=== The problem ===
Reproduce exactly the lines below, from the first one through the line containing "W, H = 912, 364", and omit any pictures.

>> Start

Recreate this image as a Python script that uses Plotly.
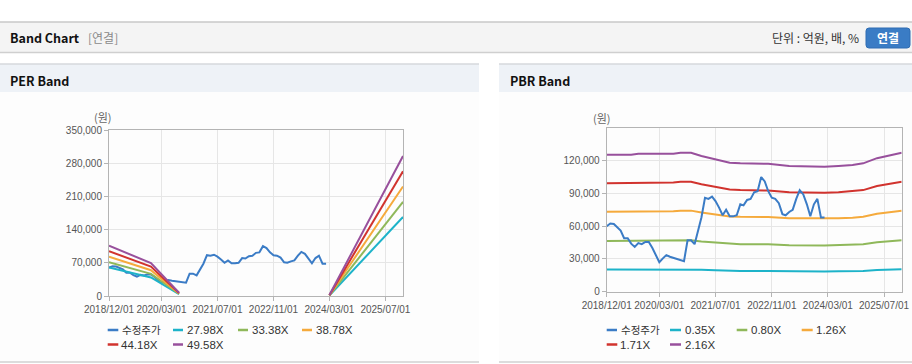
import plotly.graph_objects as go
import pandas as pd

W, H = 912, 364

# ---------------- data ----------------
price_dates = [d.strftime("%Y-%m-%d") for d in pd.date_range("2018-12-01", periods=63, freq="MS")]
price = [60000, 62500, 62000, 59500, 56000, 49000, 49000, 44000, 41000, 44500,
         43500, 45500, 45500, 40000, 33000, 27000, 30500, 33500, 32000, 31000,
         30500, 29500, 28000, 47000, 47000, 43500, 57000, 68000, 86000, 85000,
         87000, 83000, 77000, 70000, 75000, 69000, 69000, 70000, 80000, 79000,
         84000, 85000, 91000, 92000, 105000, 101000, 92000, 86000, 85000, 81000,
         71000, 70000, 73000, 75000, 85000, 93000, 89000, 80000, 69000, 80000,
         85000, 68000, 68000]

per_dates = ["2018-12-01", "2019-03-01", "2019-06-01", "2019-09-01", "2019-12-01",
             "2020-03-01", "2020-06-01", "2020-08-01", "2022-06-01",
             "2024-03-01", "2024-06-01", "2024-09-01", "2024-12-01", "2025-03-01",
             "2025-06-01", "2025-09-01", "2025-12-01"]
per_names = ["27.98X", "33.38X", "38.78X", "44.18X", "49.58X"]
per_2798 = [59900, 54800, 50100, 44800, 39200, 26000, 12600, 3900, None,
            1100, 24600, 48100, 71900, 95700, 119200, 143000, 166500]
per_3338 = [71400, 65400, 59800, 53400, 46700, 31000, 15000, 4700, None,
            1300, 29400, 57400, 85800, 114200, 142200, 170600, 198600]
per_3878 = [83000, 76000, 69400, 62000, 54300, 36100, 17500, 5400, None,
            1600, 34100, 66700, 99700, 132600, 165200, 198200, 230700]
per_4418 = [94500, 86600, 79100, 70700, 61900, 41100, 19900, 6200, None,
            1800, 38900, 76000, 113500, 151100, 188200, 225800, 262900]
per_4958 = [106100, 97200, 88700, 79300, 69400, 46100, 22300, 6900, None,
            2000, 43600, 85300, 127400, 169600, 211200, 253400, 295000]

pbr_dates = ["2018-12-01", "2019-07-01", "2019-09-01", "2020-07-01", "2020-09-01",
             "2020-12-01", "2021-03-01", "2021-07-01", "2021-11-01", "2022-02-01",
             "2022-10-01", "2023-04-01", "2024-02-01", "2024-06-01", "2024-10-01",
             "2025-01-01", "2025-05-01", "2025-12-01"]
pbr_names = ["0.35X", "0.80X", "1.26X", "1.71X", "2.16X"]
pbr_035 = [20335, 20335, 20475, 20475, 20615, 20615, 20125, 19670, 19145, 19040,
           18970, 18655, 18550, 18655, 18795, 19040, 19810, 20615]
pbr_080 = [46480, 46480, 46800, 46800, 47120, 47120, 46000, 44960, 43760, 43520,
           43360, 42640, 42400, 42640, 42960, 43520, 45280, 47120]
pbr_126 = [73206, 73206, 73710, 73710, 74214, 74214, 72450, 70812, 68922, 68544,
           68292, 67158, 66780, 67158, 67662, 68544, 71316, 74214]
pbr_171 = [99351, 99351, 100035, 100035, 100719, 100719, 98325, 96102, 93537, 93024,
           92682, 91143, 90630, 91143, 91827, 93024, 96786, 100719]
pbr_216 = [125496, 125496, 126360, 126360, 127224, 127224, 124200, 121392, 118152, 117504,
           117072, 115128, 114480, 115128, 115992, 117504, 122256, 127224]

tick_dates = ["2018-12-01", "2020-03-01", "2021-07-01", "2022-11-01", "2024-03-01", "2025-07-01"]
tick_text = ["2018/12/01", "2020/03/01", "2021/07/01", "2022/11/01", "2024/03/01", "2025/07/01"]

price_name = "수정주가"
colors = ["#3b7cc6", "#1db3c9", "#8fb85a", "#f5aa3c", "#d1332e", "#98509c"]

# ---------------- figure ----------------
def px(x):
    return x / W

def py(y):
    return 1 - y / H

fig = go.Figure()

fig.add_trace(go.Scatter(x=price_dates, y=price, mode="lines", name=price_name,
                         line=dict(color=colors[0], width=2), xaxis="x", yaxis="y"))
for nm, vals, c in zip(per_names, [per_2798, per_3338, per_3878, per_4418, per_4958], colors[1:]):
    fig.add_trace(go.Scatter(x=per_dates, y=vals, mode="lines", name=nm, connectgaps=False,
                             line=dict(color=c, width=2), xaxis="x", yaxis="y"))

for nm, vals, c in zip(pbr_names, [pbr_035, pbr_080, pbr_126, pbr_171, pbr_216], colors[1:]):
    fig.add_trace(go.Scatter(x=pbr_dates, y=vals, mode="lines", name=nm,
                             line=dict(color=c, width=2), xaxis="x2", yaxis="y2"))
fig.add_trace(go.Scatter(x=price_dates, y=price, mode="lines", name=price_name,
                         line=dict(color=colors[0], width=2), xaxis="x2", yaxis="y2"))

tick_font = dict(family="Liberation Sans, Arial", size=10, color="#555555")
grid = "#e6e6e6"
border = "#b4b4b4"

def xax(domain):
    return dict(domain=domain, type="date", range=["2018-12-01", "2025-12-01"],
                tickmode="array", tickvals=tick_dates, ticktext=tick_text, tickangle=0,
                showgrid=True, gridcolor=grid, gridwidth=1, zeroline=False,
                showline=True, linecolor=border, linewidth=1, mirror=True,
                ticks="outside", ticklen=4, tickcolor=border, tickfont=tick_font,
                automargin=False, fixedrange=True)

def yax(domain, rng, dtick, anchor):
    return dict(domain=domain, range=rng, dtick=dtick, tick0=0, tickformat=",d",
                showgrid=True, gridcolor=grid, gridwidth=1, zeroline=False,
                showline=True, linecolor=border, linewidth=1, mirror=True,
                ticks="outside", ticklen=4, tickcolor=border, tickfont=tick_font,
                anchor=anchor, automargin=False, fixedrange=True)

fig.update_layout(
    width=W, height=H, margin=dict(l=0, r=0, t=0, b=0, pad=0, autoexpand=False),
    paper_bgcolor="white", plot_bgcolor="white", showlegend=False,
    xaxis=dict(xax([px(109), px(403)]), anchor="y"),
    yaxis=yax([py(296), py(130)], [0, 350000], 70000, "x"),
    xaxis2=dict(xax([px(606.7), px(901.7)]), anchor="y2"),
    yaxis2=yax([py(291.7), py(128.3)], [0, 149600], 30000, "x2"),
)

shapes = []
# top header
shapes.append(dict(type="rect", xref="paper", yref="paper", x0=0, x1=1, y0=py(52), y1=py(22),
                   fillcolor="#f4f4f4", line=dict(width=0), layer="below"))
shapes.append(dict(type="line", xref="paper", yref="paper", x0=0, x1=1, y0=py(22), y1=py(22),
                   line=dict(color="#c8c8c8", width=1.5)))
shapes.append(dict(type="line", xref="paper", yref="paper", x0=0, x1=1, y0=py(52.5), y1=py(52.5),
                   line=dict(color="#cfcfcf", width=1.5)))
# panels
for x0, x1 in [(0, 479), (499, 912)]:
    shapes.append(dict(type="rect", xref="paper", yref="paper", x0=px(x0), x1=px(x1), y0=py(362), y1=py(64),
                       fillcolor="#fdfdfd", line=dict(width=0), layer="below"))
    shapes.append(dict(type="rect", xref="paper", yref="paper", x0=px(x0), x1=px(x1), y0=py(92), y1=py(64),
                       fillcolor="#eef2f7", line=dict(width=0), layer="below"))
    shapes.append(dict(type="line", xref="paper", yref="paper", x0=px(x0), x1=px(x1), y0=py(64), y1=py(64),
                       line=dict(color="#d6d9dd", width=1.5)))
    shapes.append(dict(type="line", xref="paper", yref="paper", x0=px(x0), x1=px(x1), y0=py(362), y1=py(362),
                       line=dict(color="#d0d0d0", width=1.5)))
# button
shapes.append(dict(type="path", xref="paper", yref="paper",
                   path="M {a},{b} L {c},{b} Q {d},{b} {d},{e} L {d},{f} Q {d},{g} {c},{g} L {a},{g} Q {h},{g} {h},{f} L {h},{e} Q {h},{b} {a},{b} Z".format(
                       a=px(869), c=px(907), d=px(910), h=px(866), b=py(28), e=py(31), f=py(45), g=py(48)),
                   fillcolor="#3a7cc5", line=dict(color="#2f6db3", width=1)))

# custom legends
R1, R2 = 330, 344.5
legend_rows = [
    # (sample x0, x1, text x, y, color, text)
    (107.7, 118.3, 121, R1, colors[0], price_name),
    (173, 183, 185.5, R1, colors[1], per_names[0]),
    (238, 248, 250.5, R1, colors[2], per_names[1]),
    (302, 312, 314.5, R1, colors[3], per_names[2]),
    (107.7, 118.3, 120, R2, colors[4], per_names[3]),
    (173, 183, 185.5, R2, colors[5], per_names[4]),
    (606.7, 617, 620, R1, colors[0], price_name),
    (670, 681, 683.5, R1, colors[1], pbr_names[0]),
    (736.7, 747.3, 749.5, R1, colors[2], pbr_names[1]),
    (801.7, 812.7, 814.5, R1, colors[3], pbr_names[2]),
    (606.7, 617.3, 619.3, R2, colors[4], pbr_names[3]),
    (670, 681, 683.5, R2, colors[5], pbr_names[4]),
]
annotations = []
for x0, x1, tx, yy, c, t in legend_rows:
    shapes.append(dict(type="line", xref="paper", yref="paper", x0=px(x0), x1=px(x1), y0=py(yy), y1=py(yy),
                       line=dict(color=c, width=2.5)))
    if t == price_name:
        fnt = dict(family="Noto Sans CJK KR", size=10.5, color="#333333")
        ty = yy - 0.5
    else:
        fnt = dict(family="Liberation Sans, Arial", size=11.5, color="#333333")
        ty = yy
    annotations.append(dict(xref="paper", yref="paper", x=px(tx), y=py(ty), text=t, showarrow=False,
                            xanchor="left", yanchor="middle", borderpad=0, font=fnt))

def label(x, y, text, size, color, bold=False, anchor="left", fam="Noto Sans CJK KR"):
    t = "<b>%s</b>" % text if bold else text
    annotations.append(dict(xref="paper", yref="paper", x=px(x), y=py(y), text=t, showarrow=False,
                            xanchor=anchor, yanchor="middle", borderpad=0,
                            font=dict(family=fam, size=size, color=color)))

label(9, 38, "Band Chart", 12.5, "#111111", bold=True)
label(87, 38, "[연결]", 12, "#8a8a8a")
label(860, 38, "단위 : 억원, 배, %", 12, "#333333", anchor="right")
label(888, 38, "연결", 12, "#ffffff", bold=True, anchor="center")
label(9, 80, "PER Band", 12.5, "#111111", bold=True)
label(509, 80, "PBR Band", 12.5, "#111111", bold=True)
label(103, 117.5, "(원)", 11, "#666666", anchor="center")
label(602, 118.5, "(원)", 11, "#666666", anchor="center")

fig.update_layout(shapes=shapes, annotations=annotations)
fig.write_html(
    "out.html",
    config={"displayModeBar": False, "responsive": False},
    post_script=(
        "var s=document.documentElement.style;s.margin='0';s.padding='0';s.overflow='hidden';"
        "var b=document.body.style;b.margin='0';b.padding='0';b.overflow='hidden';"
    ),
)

>> End

=== Full response ===
Recreate this image as a Python script that uses Plotly.
import plotly.graph_objects as go
import pandas as pd

W, H = 912, 364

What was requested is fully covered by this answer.